Nigel Houghton nigel at sourcefire.com
Tue Jul 18 16:36:14 UTC 2006


On  0, Clemens Renner <claim at rinux.net> wrote:
> Hi everyone,
> 
> today I got an e-mail from a company claiming that my server is doing 
> port scans on their firewall machine. I found that hard to believe so I 
> started checking the box.
> 
> The company rep told me that the scan was originating at port 80 with 
> destination port 8254 on their machine. I couldn't find any hints as to 
> why that computer was subject to the alleged port scans. Searching in 
> logs and crontab entries did not reveal the domain name or IP address of 
> the machine except for my web mailer. It seems that someone from the 
> company's network is accessing the web mailer in 10-15 minute intervals 
> which is absolutely believable since one of my users works for the 
> company and checks his mail via the web mailer.
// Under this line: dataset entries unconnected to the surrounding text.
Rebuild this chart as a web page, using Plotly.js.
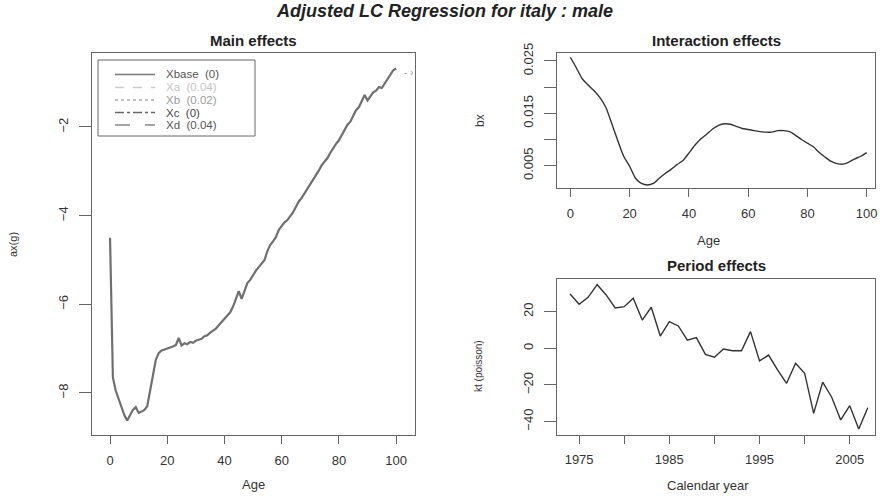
<!DOCTYPE html>
<html>
<head>
<meta charset="utf-8">
<script src="https://cdn.plot.ly/plotly-3.0.1.min.js"></script>
<style>html,body{margin:0;padding:0;background:#fff;}#chart{width:888px;height:496px;}</style>
</head>
<body>
<div id="chart"></div>
<script>
// ---------- data ----------
const ages = [];
for (let a = 0; a <= 100; a++) ages.push(a);
const ax = [-4.50,-7.65,-7.95,-8.15,-8.35,-8.50,-8.62,-8.50,-8.38,-8.32,
  -8.45,-8.42,-8.38,-8.30,-7.95,-7.55,-7.25,-7.10,-7.04,-7.02,
  -7.00,-6.98,-6.95,-6.92,-6.76,-6.93,-6.88,-6.90,-6.85,-6.87,
  -6.82,-6.80,-6.78,-6.72,-6.70,-6.64,-6.60,-6.55,-6.47,-6.40,
  -6.32,-6.26,-6.18,-6.05,-5.85,-5.70,-5.88,-5.70,-5.52,-5.45,
  -5.33,-5.24,-5.16,-5.08,-5.00,-4.80,-4.66,-4.58,-4.48,-4.32,
  -4.24,-4.15,-4.10,-4.02,-3.92,-3.80,-3.68,-3.60,-3.50,-3.40,
  -3.30,-3.18,-3.08,-2.98,-2.86,-2.78,-2.70,-2.58,-2.47,-2.38,
  -2.30,-2.18,-2.05,-1.95,-1.88,-1.75,-1.62,-1.55,-1.42,-1.28,
  -1.40,-1.30,-1.22,-1.18,-1.10,-1.12,-1.02,-0.95,-0.85,-0.72,-0.68];

const bxAges = [0,2,4,6,8,10,12,14,16,18,20,22,24,26,28,30,32,34,36,38,40,42,44,46,48,50,
  52,54,56,58,60,62,64,66,68,70,72,74,76,78,80,82,84,86,88,90,92,94,96,98,100];
const bx = [0.0257,0.0237,0.0216,0.0204,0.0193,0.0180,0.0161,0.0130,0.0098,0.0068,
  0.0049,0.0026,0.0016,0.0013,0.0016,0.0026,0.0035,0.0043,0.0052,0.0060,
  0.0074,0.0089,0.0101,0.0110,0.0120,0.0127,0.0130,0.0129,0.0125,0.0121,
  0.0119,0.0117,0.0115,0.0114,0.0114,0.0117,0.0117,0.0115,0.0108,0.0100,
  0.0093,0.0086,0.0075,0.0066,0.0058,0.0054,0.0053,0.0057,0.0063,0.0068,0.0075];

const years = [1974,1975,1976,1977,1978,1979,1980,1981,1982,1983,1984,1985,1986,1987,1988,1989,1990,
  1991,1992,1993,1994,1995,1996,1997,1998,1999,2000,2001,2002,2003,2004,2005,2006,2007];
const kt = [29.6,24.0,27.8,34.7,29.1,22.0,22.7,27.3,15.4,22.4,6.7,14.5,12.2,4.4,5.8,-3.3,-4.9,
  -0.4,-1.3,-1.3,9.1,-6.9,-3.7,-11.8,-19.1,-8.2,-13.6,-35.5,-18.5,-26.7,-39.1,-31.3,-44.0,-32.4];

const legendLabels = ["Xbase  (0)","Xa  (0.04)","Xb  (0.02)","Xc  (0)","Xd  (0.04)"];
const ageTicks = [0,20,40,60,80,100];
const axTicks = [-8,-6,-4,-2];
const bxTicks = [0.005,0.010,0.015,0.020,0.025];
const bxTickText = ["0.005","","0.015","","0.025"];
const ktTicks = [-40,-20,0,20];
const yearTicks = [1975,1980,1985,1990,1995,2000,2005];
const yearTickText = ["1975","","1985","","1995","","2005"];

// ---------- layout helpers ----------
const W = 888, H = 496;
const px = x => x / W;
const py = y => 1 - y / H;
const FONT = "Liberation Sans, Arial, Helvetica, sans-serif";

const traces = [
  {x: ages, y: ax, type: "scatter", mode: "lines", xaxis: "x", yaxis: "y",
   line: {color: "#6f6f6f", width: 2.2}, hoverinfo: "skip"},
  {x: bxAges, y: bx, type: "scatter", mode: "lines", xaxis: "x2", yaxis: "y2",
   line: {color: "#333", width: 1.4, shape: "spline", smoothing: 0.6}, hoverinfo: "skip"},
  {x: years, y: kt, type: "scatter", mode: "lines", xaxis: "x3", yaxis: "y3",
   line: {color: "#333", width: 1.4}, hoverinfo: "skip"}
];

const axBase = {
  showgrid: false, zeroline: false, showline: true, mirror: true,
  linecolor: "#666", linewidth: 1, ticks: "outside", tickcolor: "#666",
  tickwidth: 1, tickfont: {family: FONT, size: 13, color: "#333"},
  fixedrange: true
};
const xBase = Object.assign({}, axBase, {ticklen: 8, ticklabelstandoff: 5});
const yBase = Object.assign({}, axBase, {ticklen: 12, tickangle: -90, ticklabelstandoff: 6});

const layout = {
  width: W, height: H,
  margin: {l: 0, r: 0, t: 0, b: 0},
  paper_bgcolor: "#fff", plot_bgcolor: "#fff",
  showlegend: false,
  font: {family: FONT, color: "#333"},
  xaxis: Object.assign({}, xBase, {domain: [px(92.3), px(415)], range: [-6.2, 106.6],
    tickvals: ageTicks, anchor: "y"}),
  yaxis: Object.assign({}, yBase, {domain: [py(435), py(53)], range: [-8.948, -0.331],
    tickvals: axTicks, anchor: "x"}),
  xaxis2: Object.assign({}, xBase, {domain: [px(557), px(875)], range: [-4.5, 102.8],
    tickvals: ageTicks, anchor: "y2"}),
  yaxis2: Object.assign({}, yBase, {domain: [py(188), py(53)], range: [0.00074, 0.02651],
    tickvals: bxTicks, ticktext: bxTickText, anchor: "x2"}),
  xaxis3: Object.assign({}, xBase, {domain: [px(557), px(875)], range: [1972.55, 2007.8],
    tickvals: yearTicks, ticktext: yearTickText, anchor: "y3"}),
  yaxis3: Object.assign({}, yBase, {domain: [py(434.5), py(279.3)], range: [-47.03, 37.64],
    tickvals: ktTicks, anchor: "x3"}),
  annotations: [],
  shapes: []
};

function txt(text, x, y, opts) {
  layout.annotations.push(Object.assign({
    text: text, x: px(x), y: py(y), xref: "paper", yref: "paper",
    showarrow: false, xanchor: "center", yanchor: "middle",
    font: {family: FONT, size: 13, color: "#333"}
  }, opts || {}));
}

// main title and panel titles
txt("<b><i>Adjusted LC Regression for italy : male</i></b>", 444, 11, {font: {family: FONT, size: 18, color: "#222"}});
txt("<b>Main effects</b>", 253.6, 40, {font: {family: FONT, size: 15, color: "#222"}});
txt("<b>Interaction effects</b>", 716, 40, {font: {family: FONT, size: 15, color: "#222"}});
txt("<b>Period effects</b>", 716, 265, {font: {family: FONT, size: 15, color: "#222"}});

// axis titles
txt("Age", 253.6, 484);
txt("Age", 708, 240);
txt("Calendar year", 708, 485);
txt("ax(g)", 13, 245, {textangle: -90, font: {family: FONT, size: 11, color: "#333"}});
txt("bx", 480, 121, {textangle: -90, font: {family: FONT, size: 12, color: "#333"}});
txt("kt (poisson)", 478, 366, {textangle: -90, font: {family: FONT, size: 10, color: "#333"}});

// small end-marker next to the main curve
layout.annotations.push({text: "- ›", x: 104.5, y: -0.78, xref: "x", yref: "y", showarrow: false,
  font: {family: FONT, size: 10, color: "#999"}});

// legend box drawn manually
layout.shapes.push({type: "rect", xref: "paper", yref: "paper",
  x0: px(98), x1: px(255), y0: py(136), y1: py(60),
  line: {color: "#666", width: 1}, fillcolor: "rgba(0,0,0,0)"});
const legRows = [74.5, 87.5, 100, 112.5, 125];
const legDash = ["solid", "dash", "dot", "dashdot", "longdash"];
const legLineColor = ["#777", "#ccc", "#aaa", "#666", "#888"];
const legTextColor = ["#555", "#c4c4c4", "#999", "#444", "#555"];
legendLabels.forEach((lab, i) => {
  layout.shapes.push({type: "line", xref: "paper", yref: "paper",
    x0: px(115), x1: px(155), y0: py(legRows[i]), y1: py(legRows[i]),
    line: {color: legLineColor[i], width: 1.3, dash: legDash[i]}});
  txt(lab, 164, legRows[i], {xanchor: "left", font: {family: FONT, size: 11.5, color: legTextColor[i]}});
});

Plotly.newPlot("chart", traces, layout, {staticPlot: true, displayModeBar: false});
</script>
</body>
</html>
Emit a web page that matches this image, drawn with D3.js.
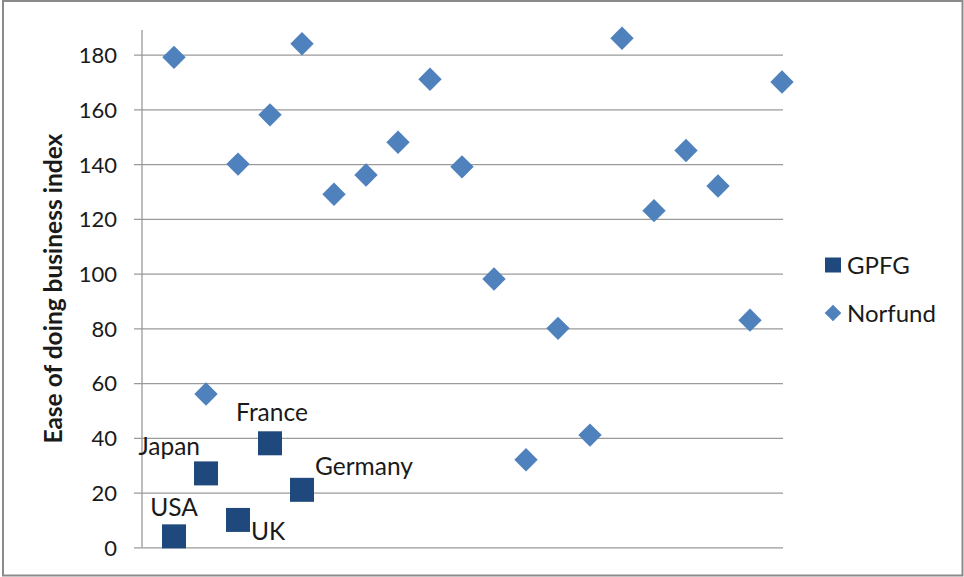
<!DOCTYPE html>
<html>
<head>
<meta charset="utf-8">
<script src="https://cdn.jsdelivr.net/npm/d3@7"></script>
<style>
  html, body { margin: 0; padding: 0; background: #fff; }
  svg { display: block; }
  text { font-family: Lato, "Open Sans", sans-serif; fill: #1a1a1a; }
</style>
</head>
<body>
<div id="chart"></div>
<script>
// ---- data ----
const gpfgCountries = ["USA", "Japan", "UK", "France", "Germany"];
const gpfgX = [1, 2, 3, 4, 5];
const gpfgValues = [4, 27, 10, 38, 21];

const norfundX = [1, 2, 3, 4, 5, 6, 7, 8, 9, 10, 11, 12, 13, 14, 15, 16, 17, 18, 19, 20];
const norfundValues = [179, 56, 140, 158, 184, 129, 136, 148, 171, 139, 98, 32, 80, 41, 186, 123, 145, 132, 83, 170];

const yTicks = [0, 20, 40, 60, 80, 100, 120, 140, 160, 180];
const seriesNames = ["GPFG", "Norfund"];
const yTitle = "Ease of doing business index";

// ---- layout ----
const W = 964, H = 577;
const plot = { left: 142, top: 30, right: 782, bottom: 547.3 };
const colors = { GPFG: "#1F497D", Norfund: "#4F81BD" };
const gridColor = "#9a9a9a";

// label placement per country (anchor, dx, dy relative to marker centre)
const labelPlacement = {
  USA: { anchor: "middle", dx: 0, dy: -20 },
  Japan: { anchor: "end", dx: -6, dy: -18 },
  UK: { anchor: "start", dx: 13, dy: 20 },
  France: { anchor: "middle", dx: 2, dy: -22 },
  Germany: { anchor: "start", dx: 13, dy: -15 }
};

const svg = d3.select("#chart").append("svg")
  .attr("width", W).attr("height", H);

svg.append("rect").attr("x", 0).attr("y", 0).attr("width", W).attr("height", H).attr("fill", "#fff");
svg.append("rect")
  .attr("x", 3).attr("y", 1).attr("width", 959.5).attr("height", 574.5)
  .attr("fill", "none").attr("stroke", "#8a8a8a").attr("stroke-width", 2);

const x = d3.scaleLinear().domain([0, 20]).range([plot.left, plot.right]);
const y = d3.scaleLinear().domain([0, 189]).range([plot.bottom, plot.top]);

// gridlines + y axis via d3.axisLeft
const yAxis = d3.axisLeft(y)
  .tickValues(yTicks)
  .tickSize(-(plot.right - plot.left + 1))
  .tickPadding(25)
  .tickFormat(d3.format("d"));

const gAxis = svg.append("g")
  .attr("transform", `translate(${plot.left},0)`)
  .call(yAxis);
gAxis.select(".domain").remove();
gAxis.selectAll(".tick line")
  .attr("stroke", gridColor).attr("stroke-width", 1.3)
  .attr("x1", -8);
gAxis.selectAll(".tick text")
  .attr("font-size", 22)
  .attr("fill", "#1a1a1a")
  .attr("dy", "0.36em")
  .style("font-family", "Lato, sans-serif");

// y axis line
svg.append("line")
  .attr("x1", plot.left).attr("x2", plot.left)
  .attr("y1", plot.top).attr("y2", plot.bottom)
  .attr("stroke", gridColor).attr("stroke-width", 1.3);

// y title
svg.append("text")
  .attr("transform", `translate(62,${(plot.top + plot.bottom) / 2}) rotate(-90)`)
  .attr("text-anchor", "middle")
  .attr("font-size", 24.5)
  .attr("font-weight", "bold")
  .text(yTitle);

// markers
const sq = 24, dia = 11.7;
const diamondPath = (cx, cy, r) => `M${cx},${cy - r}L${cx + r},${cy}L${cx},${cy + r}L${cx - r},${cy}Z`;

svg.append("g").selectAll("path")
  .data(norfundValues.map((v, i) => ({ x: norfundX[i], v })))
  .join("path")
  .attr("d", d => diamondPath(x(d.x), y(d.v), dia))
  .attr("fill", colors.Norfund);

const gpfgData = gpfgValues.map((v, i) => ({ x: gpfgX[i], v, name: gpfgCountries[i] }));
svg.append("g").selectAll("rect")
  .data(gpfgData)
  .join("rect")
  .attr("x", d => x(d.x) - sq / 2)
  .attr("y", d => y(d.v) - sq / 2)
  .attr("width", sq).attr("height", sq)
  .attr("fill", colors.GPFG);

svg.append("g").selectAll("text")
  .data(gpfgData)
  .join("text")
  .attr("x", d => x(d.x) + labelPlacement[d.name].dx)
  .attr("y", d => y(d.v) + labelPlacement[d.name].dy)
  .attr("text-anchor", d => labelPlacement[d.name].anchor)
  .attr("font-size", 24.5)
  .text(d => d.name);

// legend
const legend = svg.append("g");
const legY = [265, 313];
legend.append("rect")
  .attr("x", 825).attr("y", legY[0] - 7.5).attr("width", 16).attr("height", 15)
  .attr("fill", colors.GPFG);
legend.append("path")
  .attr("d", diamondPath(833, legY[1], 8.3))
  .attr("fill", colors.Norfund);
legend.selectAll("text")
  .data(seriesNames)
  .join("text")
  .attr("x", 847)
  .attr("y", (d, i) => legY[i])
  .attr("dy", "0.36em")
  .attr("font-size", 24)
  .text(d => d);
</script>
</body>
</html>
The strange part is that 
> the company rep said these scans started some time on Sunday, while my 
> user definitely was not using the company's hardware.
> 
> Apparently, the company uses NetScreen hardware and/or software for such 
> intrusion detection / prevention mechanisms and the log he provided read:
> 
> [Root]system-alert-00016: Port scan! From $my-server-ip:80 to 
> $their-server-ip:8254, proto TCP (zone Untrust, int ethernet1). Occurred 
> 1 times.
> 
> My questions are:
> 1. Can this be malicious code on my side? Both port 80 and 443 are bound 
> to Apache's httpd so they shouldn't be available to other processes, right?
> 
> 2. I'm using ipfw as a firewall where everything is denied except for a 
> rather tight permitting ruleset that (of course) allows communication 
> to/from port 80/443 on my machine but not to the destination port 8254. 
> If the firewall prohibits access to a remote port 8254, processes on my 
> side shouldn't be able to initiate a connection to that port. If there 
> is a connection to that port, it had to be established earlier by the 
> remote machine. Am I correct?
> 
> 3. Does anyone know when the NetScreen hardware / software labels 
> something "port scan"?
> 
> As far as I can tell, the server is free of malicious code, I especially 
> looked for PHP (and similar) files belonging to freely available port 
> scanners etc.; everything seems to be alright. While I was 
> investigating, no one but me was logged in.
> 
> Any help is greatly appreciated!
> Clemens

Ask them for a packet capture of the incident(s). It may well be that
they have a false positive case on their hands. Portscan detection is
very much prone to false positives, many things can appear to be
portscans when they really aren't.

A log message like the one they gave you is nowhere near enough
information to determine if the attempt was a real portscan or not.

+--------------------------------------------------------------------+
     Nigel Houghton      Research Engineer       Sourcefire Inc.
                   Vulnerability Research Team

         There is no theory of evolution, just a list
            of creatures Vin Diesel allows to live.